In our own time, we are also called to stand as a community of witness. Isaiah's description of society in shambles cuts awfully close today. Do we not also live in a day of often-incompetent political and religious leadership, a day rampant with foolishness and sneering, a day of cowardly compromise? How many political leaders beyond the local level come to mind when I say the words 'integrity', 'principled', 'trustworthy'? Some, no doubt; but not enough. How many denominations both engage constructively with the world and hold the gospel pure and undefiled? It's easy to fail in one or both.
In our world, do we not frequently see the poor oppressed – either demeaned, on one side of the political aisle, as being undeserving of love, support, and gentle reform, or else, on the other side of the political aisle, enabled in bad habits and exploited perpetually for political gains? Do we not see the constant manipulation of young versus old? The young dismiss the stodgy, out-of-touch, inflexible, old-fashioned ways of the elders; and the elders, in their turn, deride the young as lazy, unmotivated, ungrateful, addicted to constant change. Both caricatures are wrapped up in the same hopeless cycle, repeating itself in generation after generation.
Do we not, in our day, see the eradication of many standards of what it means to be honorable? Is ours not a time when the slogan from Judges, 'every man did that which was right in his own eyes', could in practice almost supplant 'In God we trust' as a national motto? As Luther said, the uprising of the 'base' against the 'honorable' has its roots in the self-assertion, “I'm just as good as you are”. These days, you may hear it crop up in phrases like, “Don't force your beliefs on me; don't judge me; no one can judge but God” – but heaven forbid we listen to what God actually has to say.
Do we not see, in these very days and weeks, people “parading their sin like Sodom”, not ashamed of breaking the commandments of our God for how to flourish as holy bearers of his image, but actively celebrating their so-called 'liberty' to sin? You've seen the news. The attitude grows that all who will not conform must be shamed or punished. You've seen how the court of popular opinion treats those who will not 'bow the knee to Baal', who will not offer just a pinch of incense to Caesar, who will not compromise their Christian convictions on the value of unborn human life, or the solemn nature of marriage as a God-given institution mirroring Christ and his Church, or the freedom to worship not just within the walls of our buildings, but to worship God with our lives in the public square, in the marketplace, the academy – all convictions that should be evident to fair-minded people on the basis of reason and human decency, both of which are in short supply today.
This is not a call to “take America back” – as if we ever 'had' it! As if our history weren't so much a series of trade-offs, one set of trendy sins for another! As if our pretense at civil religion couldn't so often be summed up under the phrase, “This people draw near me with their mouth, and with their lips do honor me, but have removed their heart far from me” (Isaiah 29:13)!
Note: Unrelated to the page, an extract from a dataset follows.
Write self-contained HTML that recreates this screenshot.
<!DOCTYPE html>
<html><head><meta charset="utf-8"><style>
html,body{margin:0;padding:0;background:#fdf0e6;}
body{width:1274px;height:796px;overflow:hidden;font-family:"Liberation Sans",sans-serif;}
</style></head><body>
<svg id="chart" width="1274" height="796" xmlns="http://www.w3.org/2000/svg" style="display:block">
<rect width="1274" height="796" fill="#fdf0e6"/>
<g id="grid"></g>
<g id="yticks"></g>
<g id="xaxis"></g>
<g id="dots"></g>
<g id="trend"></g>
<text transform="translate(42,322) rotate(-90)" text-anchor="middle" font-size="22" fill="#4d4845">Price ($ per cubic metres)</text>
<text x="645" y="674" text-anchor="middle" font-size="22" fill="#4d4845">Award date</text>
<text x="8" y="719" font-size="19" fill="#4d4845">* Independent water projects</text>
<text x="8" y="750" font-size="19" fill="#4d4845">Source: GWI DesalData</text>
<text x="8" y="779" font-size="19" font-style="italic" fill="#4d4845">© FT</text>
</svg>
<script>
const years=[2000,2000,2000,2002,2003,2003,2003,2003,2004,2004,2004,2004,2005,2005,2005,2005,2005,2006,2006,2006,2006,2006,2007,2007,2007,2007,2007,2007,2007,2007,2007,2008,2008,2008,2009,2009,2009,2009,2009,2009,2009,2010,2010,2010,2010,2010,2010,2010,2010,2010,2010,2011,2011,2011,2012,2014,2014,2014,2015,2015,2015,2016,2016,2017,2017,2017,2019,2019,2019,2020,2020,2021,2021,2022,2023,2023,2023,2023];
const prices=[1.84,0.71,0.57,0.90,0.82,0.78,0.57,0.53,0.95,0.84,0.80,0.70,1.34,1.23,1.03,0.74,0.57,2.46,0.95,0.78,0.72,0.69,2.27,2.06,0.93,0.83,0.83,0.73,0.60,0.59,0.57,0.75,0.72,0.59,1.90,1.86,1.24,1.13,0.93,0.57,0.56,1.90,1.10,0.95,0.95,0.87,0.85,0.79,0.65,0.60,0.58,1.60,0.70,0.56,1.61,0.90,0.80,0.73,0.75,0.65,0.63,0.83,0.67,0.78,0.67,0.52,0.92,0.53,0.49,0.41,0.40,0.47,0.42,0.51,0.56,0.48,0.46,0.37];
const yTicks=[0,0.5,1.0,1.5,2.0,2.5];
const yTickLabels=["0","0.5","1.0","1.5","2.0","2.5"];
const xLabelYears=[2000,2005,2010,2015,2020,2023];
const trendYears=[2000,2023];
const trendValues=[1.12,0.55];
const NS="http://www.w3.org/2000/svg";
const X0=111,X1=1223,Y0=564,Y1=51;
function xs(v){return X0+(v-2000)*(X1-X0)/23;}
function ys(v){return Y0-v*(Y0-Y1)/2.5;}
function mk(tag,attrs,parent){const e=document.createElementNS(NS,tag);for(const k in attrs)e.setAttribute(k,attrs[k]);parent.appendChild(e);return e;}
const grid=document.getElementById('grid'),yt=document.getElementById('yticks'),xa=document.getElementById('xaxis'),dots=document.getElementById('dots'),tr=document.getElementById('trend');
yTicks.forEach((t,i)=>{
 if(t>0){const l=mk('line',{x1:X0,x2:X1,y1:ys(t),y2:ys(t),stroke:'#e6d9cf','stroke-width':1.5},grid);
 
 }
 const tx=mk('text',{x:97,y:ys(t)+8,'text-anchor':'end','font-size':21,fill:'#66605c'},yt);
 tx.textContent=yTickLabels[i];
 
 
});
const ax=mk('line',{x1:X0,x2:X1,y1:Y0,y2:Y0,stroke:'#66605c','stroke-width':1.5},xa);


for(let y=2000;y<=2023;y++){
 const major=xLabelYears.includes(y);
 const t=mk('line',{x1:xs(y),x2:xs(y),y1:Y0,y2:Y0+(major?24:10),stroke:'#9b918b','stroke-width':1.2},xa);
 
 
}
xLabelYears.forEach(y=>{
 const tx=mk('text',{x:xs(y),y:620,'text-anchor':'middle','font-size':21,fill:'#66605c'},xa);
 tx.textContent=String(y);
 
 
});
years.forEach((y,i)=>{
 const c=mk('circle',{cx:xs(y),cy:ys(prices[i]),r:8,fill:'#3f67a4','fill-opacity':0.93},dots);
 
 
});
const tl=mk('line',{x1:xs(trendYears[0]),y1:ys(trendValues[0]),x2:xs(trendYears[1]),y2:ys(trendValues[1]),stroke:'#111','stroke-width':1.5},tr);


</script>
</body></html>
No, this is not a call to “take America back”, but to give back to our village, our town, our county, our state, our nation, our world. To give what? To give our witness – like Isaiah, like Luther. To forsake compromise, to stand firm in “speaking the truth in love” (Ephesians 4:15), to remain faithful, and to not just tell but show that true life is found in Jesus Christ and his love – and “if you love me, keep my commands” (John 14:15).
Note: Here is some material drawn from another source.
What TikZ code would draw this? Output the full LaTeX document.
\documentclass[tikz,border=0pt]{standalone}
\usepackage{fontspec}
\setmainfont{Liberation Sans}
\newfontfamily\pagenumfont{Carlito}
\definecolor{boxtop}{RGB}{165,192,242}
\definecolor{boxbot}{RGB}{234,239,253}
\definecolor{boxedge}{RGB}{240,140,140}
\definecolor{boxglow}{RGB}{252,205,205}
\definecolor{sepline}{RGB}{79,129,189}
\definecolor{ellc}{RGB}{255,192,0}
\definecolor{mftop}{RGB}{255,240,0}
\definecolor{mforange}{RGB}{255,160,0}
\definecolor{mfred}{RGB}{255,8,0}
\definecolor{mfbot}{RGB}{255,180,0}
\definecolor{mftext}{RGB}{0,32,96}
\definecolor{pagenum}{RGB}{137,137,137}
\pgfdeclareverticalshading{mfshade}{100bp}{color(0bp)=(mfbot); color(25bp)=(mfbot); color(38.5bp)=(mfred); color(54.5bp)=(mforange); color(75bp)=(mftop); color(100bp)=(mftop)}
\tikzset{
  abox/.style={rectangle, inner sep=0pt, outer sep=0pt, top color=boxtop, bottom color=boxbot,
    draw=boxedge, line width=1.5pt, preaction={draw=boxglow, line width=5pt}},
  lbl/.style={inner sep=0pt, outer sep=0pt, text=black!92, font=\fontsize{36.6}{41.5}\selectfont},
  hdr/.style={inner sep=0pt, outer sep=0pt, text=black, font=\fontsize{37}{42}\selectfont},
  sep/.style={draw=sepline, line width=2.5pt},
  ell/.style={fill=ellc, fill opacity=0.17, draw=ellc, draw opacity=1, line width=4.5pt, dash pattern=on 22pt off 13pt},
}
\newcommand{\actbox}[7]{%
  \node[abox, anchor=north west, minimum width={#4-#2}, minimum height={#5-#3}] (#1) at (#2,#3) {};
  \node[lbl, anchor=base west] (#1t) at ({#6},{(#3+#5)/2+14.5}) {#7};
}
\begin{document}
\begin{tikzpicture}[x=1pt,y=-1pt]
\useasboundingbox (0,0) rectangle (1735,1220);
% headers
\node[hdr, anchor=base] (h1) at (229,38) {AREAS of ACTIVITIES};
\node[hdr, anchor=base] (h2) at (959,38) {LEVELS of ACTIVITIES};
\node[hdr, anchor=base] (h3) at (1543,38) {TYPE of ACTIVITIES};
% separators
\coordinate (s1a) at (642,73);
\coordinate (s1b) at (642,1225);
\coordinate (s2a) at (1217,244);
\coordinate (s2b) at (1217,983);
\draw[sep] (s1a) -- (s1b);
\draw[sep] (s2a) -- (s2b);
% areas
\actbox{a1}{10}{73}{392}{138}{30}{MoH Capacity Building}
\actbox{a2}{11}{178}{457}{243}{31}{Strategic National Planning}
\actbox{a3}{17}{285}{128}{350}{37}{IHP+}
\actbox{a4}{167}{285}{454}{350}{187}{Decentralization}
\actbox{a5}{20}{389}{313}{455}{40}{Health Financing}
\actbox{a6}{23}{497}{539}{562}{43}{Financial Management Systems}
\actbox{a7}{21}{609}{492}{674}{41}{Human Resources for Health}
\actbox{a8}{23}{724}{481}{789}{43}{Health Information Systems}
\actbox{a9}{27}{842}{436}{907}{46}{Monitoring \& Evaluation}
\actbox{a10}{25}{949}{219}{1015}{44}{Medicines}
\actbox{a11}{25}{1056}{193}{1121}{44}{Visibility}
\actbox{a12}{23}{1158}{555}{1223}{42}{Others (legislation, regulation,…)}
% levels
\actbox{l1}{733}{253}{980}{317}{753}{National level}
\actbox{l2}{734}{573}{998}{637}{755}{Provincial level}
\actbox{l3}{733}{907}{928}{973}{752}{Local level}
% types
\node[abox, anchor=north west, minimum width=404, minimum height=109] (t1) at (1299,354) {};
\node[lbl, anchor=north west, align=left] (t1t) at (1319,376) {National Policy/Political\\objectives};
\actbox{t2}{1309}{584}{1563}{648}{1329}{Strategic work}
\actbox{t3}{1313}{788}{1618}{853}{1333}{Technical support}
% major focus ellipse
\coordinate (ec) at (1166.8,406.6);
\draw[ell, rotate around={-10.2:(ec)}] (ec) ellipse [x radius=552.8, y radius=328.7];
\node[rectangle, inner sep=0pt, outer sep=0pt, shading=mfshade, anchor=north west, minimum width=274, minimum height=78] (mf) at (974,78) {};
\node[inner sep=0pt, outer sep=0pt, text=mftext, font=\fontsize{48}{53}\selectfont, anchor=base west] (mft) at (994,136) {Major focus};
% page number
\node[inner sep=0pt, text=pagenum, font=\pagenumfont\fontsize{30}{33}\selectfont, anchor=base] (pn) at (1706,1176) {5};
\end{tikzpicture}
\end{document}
Isaiah and Luther both knew that our hope is not to be found merely in reforming outward habits, in dropping external bad habits for externally better habits. That's important, but we need reform of the heart. Our hope involves binding ourselves to accountability to another kingdom, the world of the heavenly Zion, the kingdom of the Branch of the LORD – Jesus Christ. While the world – and the worldly even in compromised churches – disdain Christ and his faithful ones as “a dried-up tree trunk”, Luther recognized with Isaiah that “they are not regarded as such before God”, for “the kingdom of Christ is now glorious in the spirit”. Only this Branch, restoring the intimacy of God's protection of the Israelites in their exodus, can give protection. Luther commented:
The Christian has no other cover than Christ; he does not rely on the arm of flesh, for there is no salvation in man, nor on good works, for they are not good in the presence of God. The Christian should teach and act in such a way that he may dare to stand in the presence of God. But the faithful are supported by the Word alone. […] Faintheartedness is not made strong with hands but by the Word of God, which alone heartens and causes to stand. If you trust in men, you will have help neither from them nor from God, who forsakes those who forsake Him. For the Word of God is the exceedingly strong tower of Zion and the pavilion of God offering protection in prosperity and adversity.
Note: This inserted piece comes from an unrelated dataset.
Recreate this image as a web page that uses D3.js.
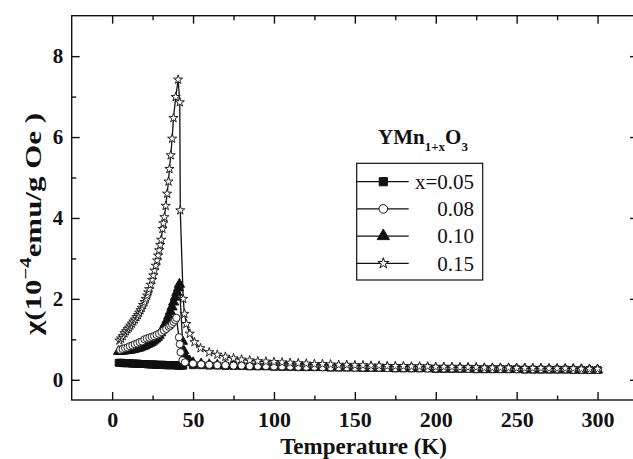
<!DOCTYPE html>
<html><head><meta charset="utf-8">
<script src="https://cdn.jsdelivr.net/npm/d3@7"></script>
<style>body{margin:0;background:#fff}svg{display:block}</style>
</head><body><svg id="c" width="633" height="459"></svg>
<script>
// ---- data ----
const tailT = [50,55,60,65,70,75,80,85,90,95,100,105,110,115,120,125,130,135,140,145,150,155,160,165,170,175,180,185,190,195,200,205,210,215,220,225,230,235,240,245,250,255,260,265,270,275,280,285,290,295,300];

// x = 0.05 (filled squares)
const lowT05 = [4,5,6,7,8,9,10,11,12,13,14,15,16,17,18,19,20,21,22,23,24,25,26,27,28,29,30,31,32,33,34,35,36,37,38,39,40,41,42,43,44];
const lowChi05 = [0.42,0.42,0.42,0.41,0.41,0.41,0.41,0.41,0.40,0.40,0.40,
                  0.40,0.40,0.39,0.39,0.39,0.39,0.39,0.38,0.38,0.38,
                  0.38,0.38,0.37,0.37,0.37,0.37,0.37,0.37,0.36,0.36,
                  0.36,0.36,0.36,0.36,0.36,0.35,0.35,0.35,0.35,0.35];
const tailChi05 = [0.36,0.36,0.35,0.35,0.34,0.34,0.34,0.33,0.33,0.33,
                   0.32,0.32,0.32,0.31,0.31,0.31,0.31,0.30,0.30,0.30,
                   0.30,0.29,0.29,0.29,0.29,0.28,0.28,0.28,0.28,0.28,
                   0.27,0.27,0.27,0.27,0.27,0.26,0.26,0.26,0.26,0.26,
                   0.26,0.25,0.25,0.25,0.25,0.25,0.25,0.24,0.24,0.24,0.24];

// x = 0.08 (open circles)
const lowT08 = [5,6.5,8,9.5,11,12.5,14,15.5,17,18.5,20,21.5,23,24.5,26,27.5,29,30.5,32,33.5,35,36,37,38,39,39.7,41.3,41.8,42.3,43.5,45];
const lowChi08 = [0.74,0.76,0.78,0.80,0.83,0.85,0.88,0.90,0.93,0.95,1.00,1.02,1.04,1.06,1.08,1.11,1.14,1.18,1.22,1.26,1.31,1.34,1.38,1.43,1.48,1.53,1.05,0.88,0.68,0.48,0.43];
const tailChi08 = [0.40,0.38,0.37,0.36,0.36,0.35,0.35,0.34,0.34,0.34,
                   0.33,0.33,0.33,0.32,0.32,0.32,0.31,0.31,0.31,0.31,
                   0.30,0.30,0.30,0.30,0.29,0.29,0.29,0.29,0.29,0.28,
                   0.28,0.28,0.28,0.28,0.27,0.27,0.27,0.27,0.27,0.27,
                   0.26,0.26,0.26,0.26,0.26,0.26,0.26,0.25,0.25,0.25,0.25];

// x = 0.10 (filled triangles)
const lowT10 = [4,5,6,7,8,9,10,11,12,13,14,15,16,17,18,19,20,21,22,23,24,25,26,27,28,29,30,31,32,33,34,35,36,37,38,39,40,41,41.6,43.5,44.2,45,46.2,48];
const lowChi10 = [0.70,0.70,0.71,0.71,0.72,0.72,0.73,0.73,0.74,0.75,
                  0.76,0.77,0.78,0.79,0.81,0.82,0.84,0.86,0.88,0.90,
                  0.92,0.95,0.98,1.01,1.05,1.10,1.16,1.23,1.31,1.39,
                  1.48,1.58,1.69,1.80,1.92,2.04,2.16,2.27,2.36,0.95,
                  0.72,0.58,0.51,0.46];
const tailChi10 = [0.42,0.39,0.37,0.36,0.35,0.35,0.34,0.34,0.33,0.33,
                   0.33,0.32,0.32,0.32,0.31,0.31,0.31,0.30,0.30,0.30,
                   0.30,0.29,0.29,0.29,0.29,0.28,0.28,0.28,0.28,0.28,
                   0.27,0.27,0.27,0.27,0.27,0.27,0.26,0.26,0.26,0.26,
                   0.26,0.26,0.25,0.25,0.25,0.25,0.25,0.25,0.25,0.24,0.24];

// x = 0.15 (open stars)
const t15 = [4.5,5.5,6.5,7.6,8.6,9.5,10.4,11.3,12.2,13.1,14,15,15.9,16.7,17.5,18.3,19.1,20,20.8,21.6,22.3,22.9,23.8,24.7,25.4,26.1,27,27.8,28.4,29,29.7,30.3,31.1,31.7,32.3,33.1,34,34.8,35.4,36.2,37.1,37.9,39.3,40.8,41.8,42.1,43.9,44.7,45.9,48,50.9,54.6,
             60,65,70,75,80,85,90,95,100,105,110,115,120,125,130,135,140,145,150,155,160,165,170,175,180,185,190,195,200,205,210,215,220,225,230,235,240,245,250,255,260,265,270,275,280,285,290,295,300];
const chi15 = [0.97,1.02,1.08,1.15,1.20,1.25,1.29,1.34,1.39,1.44,1.49,1.55,1.60,1.66,1.72,1.78,1.85,1.92,2.00,2.08,2.16,2.24,2.35,2.47,2.58,2.70,2.82,2.95,3.07,3.20,3.33,3.46,3.73,3.87,4.02,4.30,4.60,4.90,5.21,5.55,5.96,6.47,6.99,7.42,6.86,4.19,2.00,1.63,1.38,1.14,0.93,0.78,
               0.68,0.62,0.57,0.53,0.50,0.48,0.46,0.45,0.44,0.43,0.42,0.41,0.40,0.39,0.39,0.38,0.37,0.37,0.36,0.36,0.35,0.35,0.34,0.34,0.34,0.33,0.33,0.33,0.32,0.32,0.32,0.31,0.31,0.31,0.30,0.30,0.30,0.30,0.29,0.29,0.29,0.29,0.28,0.28,0.28,0.28,0.27,0.27,0.27];

const xMajor = [0,50,100,150,200,250,300];
const xMinor = [25,75,125,175,225,275];
const yMajor = [0,2,4,6,8];
const yMinor = [1,3,5,7];
const legendLabels = ["x=0.05","0.08","0.10","0.15"];

// ---- build ----
const zip = (a,b) => a.map((v,i)=>[v,b[i]]);
const series = [
  {name:legendLabels[0], sym:"square",   pts: zip(lowT05.concat(tailT), lowChi05.concat(tailChi05))},
  {name:legendLabels[1], sym:"circle",   pts: zip(lowT08.concat(tailT), lowChi08.concat(tailChi08))},
  {name:legendLabels[2], sym:"triangle", pts: zip(lowT10.concat(tailT), lowChi10.concat(tailChi10))},
  {name:legendLabels[3], sym:"star",     pts: zip(t15, chi15)}
];
const drawOrder = [0,2,1,3];

const svg = d3.select("#c");
const L=71.7, R=638, T=15.7, B=400;
const x = d3.scaleLinear().domain([-25,325]).range([L,R]);
const y = d3.scaleLinear().domain([-0.5,9]).range([B,T]);
const FONT = "'Liberation Serif','Times New Roman',serif";

function symbolPath(type, big){
  const s = big ? 1.4 : 1;
  if(type==="square")   return d3.symbol(d3.symbolSquare, 48*s)();
  if(type==="circle")   return d3.symbol(d3.symbolCircle, 42*s)();
  if(type==="triangle") return d3.symbol(d3.symbolTriangle, 46*s)();
  return d3.symbol(d3.symbolStar, 26*s)();
}
function symFill(type){ return (type==="square"||type==="triangle") ? "#111" : "#fff"; }

const plot = svg.append("g");
const line = d3.line().x(d=>x(d[0])).y(d=>y(d[1]));
drawOrder.forEach(i=>{
  const s = series[i];
  const g = plot.append("g");
  g.append("path").attr("d", line(s.pts)).attr("fill","none").attr("stroke","#111").attr("stroke-width",1.3);
  g.selectAll("path.m").data(s.pts).enter().append("path").attr("class","m")
    .attr("d", symbolPath(s.sym,false))
    .attr("transform", d=>`translate(${x(d[0])},${y(d[1])})`)
    .attr("fill", symFill(s.sym)).attr("stroke","#111").attr("stroke-width",0.9);
});

// frame
svg.append("rect").attr("x",L).attr("y",T).attr("width",R-L).attr("height",B-T)
  .attr("fill","none").attr("stroke","#111").attr("stroke-width",1.4);

function styleAxis(g, size){
  g.select(".domain").remove();
  g.selectAll("line").attr("stroke","#111").attr("stroke-width",1.4);
  g.selectAll("text").attr("font-family",FONT).attr("font-weight","bold").attr("font-size",size).attr("fill","#111");
}
// bottom
styleAxis(svg.append("g").attr("transform",`translate(0,${B})`)
  .call(d3.axisBottom(x).tickValues(xMajor).tickSize(-8).tickPadding(11).tickFormat(d3.format("d"))), 22);
styleAxis(svg.append("g").attr("transform",`translate(0,${B})`)
  .call(d3.axisBottom(x).tickValues(xMinor).tickSize(-4.5).tickFormat("")), 22);
// top
styleAxis(svg.append("g").attr("transform",`translate(0,${T})`)
  .call(d3.axisTop(x).tickValues(xMajor).tickSize(-8).tickFormat("")), 22);
styleAxis(svg.append("g").attr("transform",`translate(0,${T})`)
  .call(d3.axisTop(x).tickValues(xMinor).tickSize(-4.5).tickFormat("")), 22);
// left
styleAxis(svg.append("g").attr("transform",`translate(${L},0)`)
  .call(d3.axisLeft(y).tickValues(yMajor).tickSize(-8).tickPadding(8.5).tickFormat(d3.format("d"))), 21);
styleAxis(svg.append("g").attr("transform",`translate(${L},0)`)
  .call(d3.axisLeft(y).tickValues(yMinor).tickSize(-4.5).tickFormat("")), 21);
// right
styleAxis(svg.append("g").attr("transform",`translate(${R},0)`)
  .call(d3.axisRight(y).tickValues(yMajor).tickSize(-8).tickFormat("")), 21);
styleAxis(svg.append("g").attr("transform",`translate(${R},0)`)
  .call(d3.axisRight(y).tickValues(yMinor).tickSize(-4.5).tickFormat("")), 21);

// axis titles
svg.append("text").attr("x",363.5).attr("y",454).attr("text-anchor","middle")
  .attr("font-family",FONT).attr("font-weight","bold").attr("font-size",23).attr("fill","#111")
  .text("Temperature (K)");
const yt = svg.append("text").attr("transform","translate(41,224) rotate(-90)").attr("text-anchor","middle")
  .attr("font-family",FONT).attr("font-weight","bold").attr("font-size",24).attr("fill","#111")
  .attr("textLength",222).attr("lengthAdjust","spacingAndGlyphs");
yt.append("tspan").text("\u03c7(10");
yt.append("tspan").attr("font-size",16).attr("dy",-10).text("\u22124");
yt.append("tspan").attr("dy",10).text("emu/g Oe )");

// legend title
const lt = svg.append("text").attr("x",378).attr("y",144)
  .attr("font-family",FONT).attr("font-weight","bold").attr("font-size",21).attr("fill","#111");
lt.append("tspan").text("YMn");
lt.append("tspan").attr("font-size",13).attr("dy",7).text("1+x");
lt.append("tspan").attr("dy",-7).text("O");
lt.append("tspan").attr("font-size",13).attr("dy",7).text("3");

// legend box
const lg = svg.append("g");
lg.append("rect").attr("x",356.7).attr("y",163.3).attr("width",126).attr("height",116.7)
  .attr("fill","#fff").attr("stroke","#111").attr("stroke-width",1.2);
series.forEach((s,i)=>{
  const cy = 181.7 + i*27.2;
  lg.append("line").attr("x1",356.7).attr("x2",408.7).attr("y1",cy).attr("y2",cy).attr("stroke","#111").attr("stroke-width",1.2);
  lg.append("path").attr("d",symbolPath(s.sym,true)).attr("transform",`translate(383.3,${cy})`)
    .attr("fill",symFill(s.sym)).attr("stroke","#111").attr("stroke-width",1);
  lg.append("text").attr("x",474).attr("y",cy+7.3).attr("text-anchor","end")
    .attr("font-family",FONT).attr("font-size",21).attr("fill","#111").text(s.name);
});
</script>
</body></html>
As Isaiah shows in his fourth chapter, we must come to grow through union with this Branch – to be Christ's twigs, bearing glorious fruit by faith, which secures our life-giving connection with the Branch. Only the life of the Branch, made real in us, gives clean fruit, glorious fruit acceptable to the LORD our God. Only by living faith – not a dead and fruitless faith, but a living faith made perfect in love – makes us righteous through that Glorious Exchange: our unrighteousness for the righteousness of Christ in God. And only when we are righteous by faith may we inherit Isaiah's promise and “enjoy the fruit of our deeds” (Isaiah 3:10).
We must let Jesus Christ, the Branch of the LORD, be our “Mediator, Leader, Teacher, Priest”, our “Pillar and the Cloud”, and “yet that cloud will not appear except through the Word which protects and goes before, and we follow”, as Luther rightly commented. In all things, we must witness to Christ's ways, careful to be faithful to him and his teaching, and in being a community of witness, to hold ourselves, one another, and those charged with leadership accountable to the Holy Branch. Do we so witness? Are we living as examples of how faith brings the righteousness of God? How is our witness today, this week, this month?